Sarah PalinFormer Alaska governor and Republican vice presidential nominee Sarah Palin has started her own subscription-based online network, as she bids to circumvent an overactive mainline media and connect directly with the audience.

The Sarah Palin Channel, an internet television channel, which went live on Sunday, will act as a "direct connection" between the former Alaska governor and Republican vice presidential candidate and her supporters, with "no need to please the powers-that-be," Palin said in a video mission statement on her channel's home page.

"Are you tired of the media filters?" she asks. "Well, I am. I always have been. So we're gonna do something about it. We'll talk about the issues that the mainstream media won't talk about."

The internet TV network will work as a ''community'' on the lines of social media networks, although on a limited scale, where, for a subscription fee of $9.95 a month or $99.95 a year. Users can post footage to the site, send Palin their own questions and, check out a blog edited by Bristol Palin, her 24-year-old daughter.

Palin, 50, oversees all content posted to the channel, including her own political commentary. Subscribers can submit questions to Palin and participate in online video chats with her.

Sarah Palin says it is not that she is uncomfortable with her status as one of America's most watchable celebrities, which she actually enjoys, but she is concerned about the status quo of information and politics in the US.

Since joining John McCain's presidential campaign as a virtually unknown former governor of Alaska six years ago, Palin, with her good looks and channel rating also had earlier landed in a spot at Fox News.

''We'll go directly to the root of the problems confronting America,'' she says in the video clip. ''We'll talk about the issues that the mainstream media won't talk about. We'll look at the ideas that I think Washington doesn't want you to hear.''

To drive home her point, Palin, in a separate post on Facebook, has directly attacked The Washington Post, which she says has "fallen like a lead balloon" since the days of writing about the Watergate scandal.

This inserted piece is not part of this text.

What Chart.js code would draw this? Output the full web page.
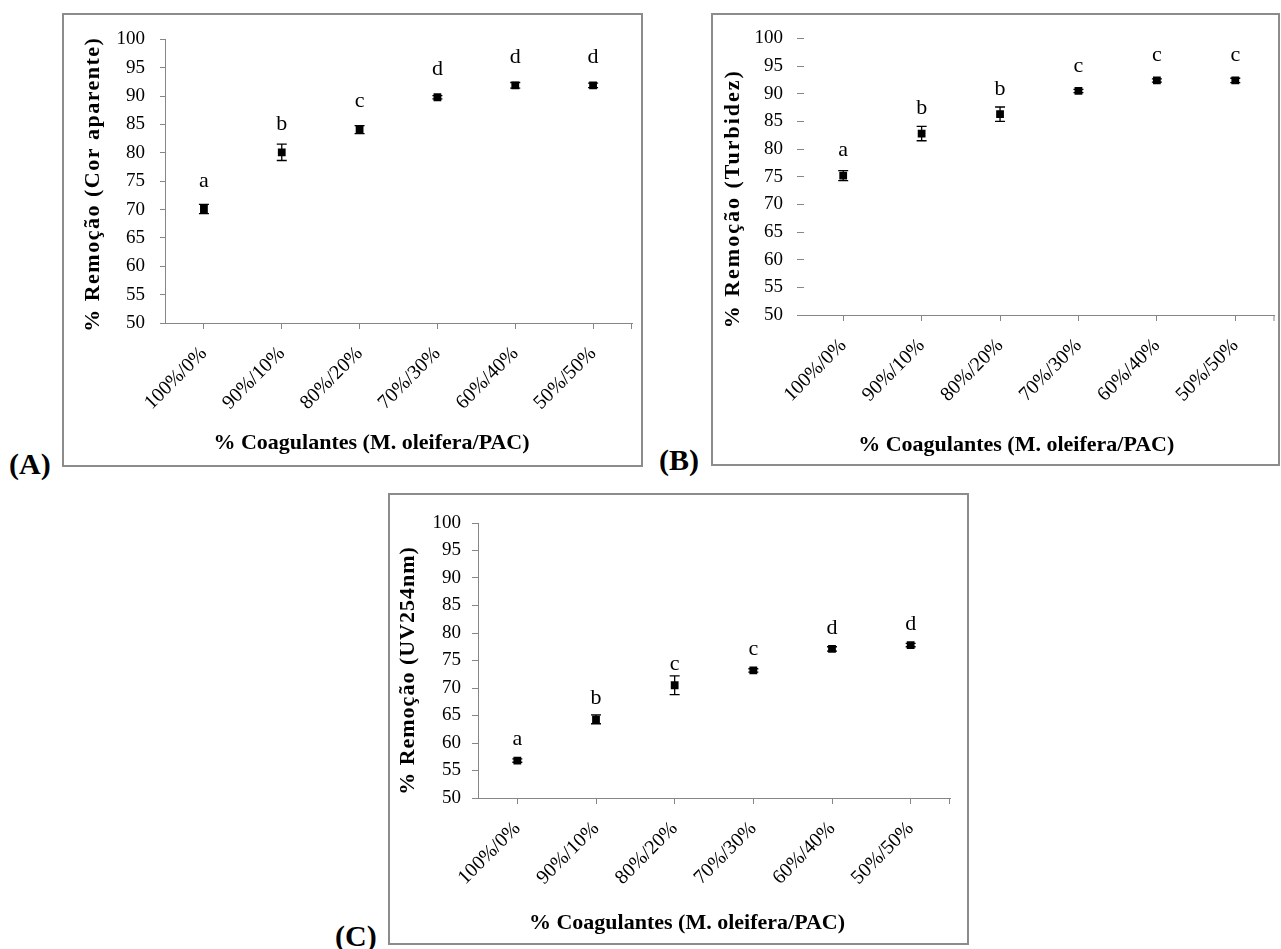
<!DOCTYPE html>
<html>
<head>
<meta charset="utf-8">
<script src="https://cdn.jsdelivr.net/npm/chart.js@4"></script>
<style>
  body { margin: 0; background: #fff; width: 1281px; height: 949px; position: relative; overflow: hidden; }
  .panel { position: absolute; }
  .frame { position: absolute; left: 0; top: 0; right: 0; bottom: 0; border: 2px solid #8c8c8c; box-sizing: border-box; pointer-events: none; }
  .tag { position: absolute; font: bold 30px "Liberation Serif", serif; color: #000; line-height: 1; }
</style>
</head>
<body>

<div class="panel" id="pA" style="left:62px; top:13px; width:581px; height:454px;"><canvas id="chartA"></canvas><div class="frame"></div></div>
<div class="panel" id="pB" style="left:711px; top:13px; width:569px; height:453px;"><canvas id="chartB"></canvas><div class="frame"></div></div>
<div class="panel" id="pC" style="left:388px; top:493px; width:581px; height:452px;"><canvas id="chartC"></canvas><div class="frame"></div></div>

<div class="tag" style="left:9px; top:449px;">(A)</div>
<div class="tag" style="left:659px; top:445px;">(B)</div>
<div class="tag" style="left:335px; top:921px;">(C)</div>

<script>
// categories (M. oleifera / PAC)
const categories = ['100%/0%', '90%/10%', '80%/20%', '70%/30%', '60%/40%', '50%/50%'];

// (A) cor aparente
const corValues = [70.1, 80.1, 84.1, 89.8, 91.9, 91.9];
const corErrors = [0.8, 1.45, 0.7, 0.3, 0.5, 0.4];
const corLetters = ['a', 'b', 'c', 'd', 'd', 'd'];

// (B) turbidez
const turbValues = [75.2, 82.8, 86.3, 90.5, 92.4, 92.4];
const turbErrors = [0.9, 1.3, 1.3, 0.3, 0.3, 0.4];
const turbLetters = ['a', 'b', 'b', 'c', 'c', 'c'];

// (C) UV254nm
const uvValues = [56.8, 64.3, 70.5, 73.2, 77.1, 77.8];
const uvErrors = [0.3, 0.8, 1.7, 0.3, 0.4, 0.3];
const uvLetters = ['a', 'b', 'c', 'c', 'd', 'd'];

const yMin = 50, yMax = 100, yStep = 5;
const xTitle = '% Coagulantes (M. oleifera/PAC)';

const axisGray = '#868686';
const serif = '"Liberation Serif", "Times New Roman", serif';

// error bars, significance letters, axis titles
const extras = {
  id: 'extras',
  afterDatasetsDraw(chart, args, o) {
    const ctx = chart.ctx, ys = chart.scales.y;
    const meta = chart.getDatasetMeta(0);
    ctx.save();
    ctx.strokeStyle = '#000';
    ctx.lineWidth = 1.3;
    ctx.fillStyle = '#000';
    ctx.font = '22px ' + serif;
    ctx.textAlign = 'center';
    ctx.textBaseline = 'middle';
    meta.data.forEach((pt, i) => {
      const v = o.values[i], e = o.errors[i];
      const top = ys.getPixelForValue(v + e), bot = ys.getPixelForValue(v - e);
      ctx.beginPath();
      ctx.moveTo(pt.x, top); ctx.lineTo(pt.x, bot);
      ctx.moveTo(pt.x - 5, top); ctx.lineTo(pt.x + 5, top);
      ctx.moveTo(pt.x - 5, bot); ctx.lineTo(pt.x + 5, bot);
      ctx.stroke();
      ctx.fillText(o.letters[i], pt.x, ys.getPixelForValue(v) - o.letterGap);
    });
    ctx.restore();
  },
  afterDraw(chart, args, o) {
    const ctx = chart.ctx, a = chart.chartArea;
    ctx.save();
    // tick at the right end of the x axis
    ctx.strokeStyle = axisGray;
    ctx.lineWidth = 1;
    ctx.beginPath();
    ctx.moveTo(a.right - 0.5, a.bottom); ctx.lineTo(a.right - 0.5, a.bottom + 6);
    ctx.stroke();

    ctx.fillStyle = '#000';
    ctx.textAlign = 'center';
    ctx.textBaseline = 'middle';
    ctx.font = 'bold 22px ' + serif;
    ctx.fillText(xTitle, (a.left + a.right) / 2 + o.xShift, chart.height - o.xFromBottom);

    ctx.translate(o.yTitleX, (a.top + a.bottom) / 2 + o.yShift);
    ctx.rotate(-Math.PI / 2);
    ctx.font = 'bold 22px ' + serif;
    ctx.letterSpacing = o.spacing + 'px';
    ctx.fillText(o.yTitle, 0, 0);
    ctx.restore();
  }
};

function makePanel(id, values, errors, letters, p) {
  const canvas = document.getElementById(id);
  const box = canvas.parentElement;
  const W = box.clientWidth, H = box.clientHeight;
  return new Chart(canvas, {
    type: 'line',
    data: {
      labels: categories,
      datasets: [{
        data: values,
        showLine: false,
        pointStyle: 'rect',
        pointRadius: 5.5,
        pointHoverRadius: 5.5,
        pointBackgroundColor: '#000',
        pointBorderWidth: 0
      }]
    },
    options: {
      responsive: true,
      maintainAspectRatio: false,
      animation: false,
      layout: { padding: { top: p.top, right: W - p.right, left: 0, bottom: 0 } },
      plugins: {
        legend: { display: false },
        tooltip: { enabled: false },
        extras: {
          values: values, errors: errors, letters: letters,
          letterGap: p.letterGap, yTitle: p.yTitle, yTitleX: p.yTitleX, yShift: p.yShift,
          xShift: p.xShift, xFromBottom: p.xFromBottom, spacing: p.spacing
        }
      },
      scales: {
        x: {
          type: 'category',
          offset: true,
          afterFit: s => { s.height = H - p.bottom; },
          grid: { offset: false, drawOnChartArea: false, drawTicks: true, tickLength: 6, tickColor: axisGray },
          border: { display: true, color: axisGray },
          ticks: {
            autoSkip: false, minRotation: 45, maxRotation: 45, padding: p.xPad,
            color: '#000', font: { family: serif, size: 20 }
          }
        },
        y: {
          min: yMin, max: yMax,
          afterFit: s => { s.width = p.left; },
          grid: { drawOnChartArea: false, drawTicks: true, tickLength: p.tl, tickColor: axisGray },
          border: { display: p.yLine, color: axisGray },
          ticks: {
            stepSize: yStep, padding: p.yPad,
            color: '#000', font: { family: serif, size: 19 }
          }
        }
      }
    },
    plugins: [extras]
  });
}

makePanel('chartA', corValues, corErrors, corLetters, {
  left: 103, top: 22, right: 570, bottom: 310, tl: 5, yPad: 15, yLine: true, xPad: 13,
  letterGap: 28, yTitle: '% Remoção (Cor aparente)', yTitleX: 31, yShift: 3, spacing: 1.5,
  xShift: -27, xFromBottom: 24
});

makePanel('chartB', turbValues, turbErrors, turbLetters, {
  left: 93, top: 25, right: 564, bottom: 302, tl: 7, yPad: 14, yLine: false, xPad: 13,
  letterGap: 25, yTitle: '% Remoção (Turbidez)', yTitleX: 22, yShift: 22, spacing: 2,
  xShift: -23, xFromBottom: 21
});

makePanel('chartC', uvValues, uvErrors, uvLetters, {
  left: 90, top: 30, right: 562, bottom: 305, tl: 6, yPad: 11, yLine: true, xPad: 13,
  letterGap: 21, yTitle: '% Remoção (UV254nm)', yTitleX: 20, yShift: 10, spacing: 1,
  xShift: -27, xFromBottom: 22
});
</script>
</body>
</html>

"Whereas you once doggedly covered the 18.5 minute gap in Nixon's White House communications, you've virtually ignored the Obama Administration's 1.2 million minutes of deleted communications by just one of the agencies under Obama's executive branch," she writes.

Palin says her new web site is a response to mainstream media outlets dodging important issues and slanting coverage.

Obviously, Palin feels there is a vacuum between her and her conservative audience that stands in the way of her getting accepted.

In short, she'll dictate terms at her own internet television network.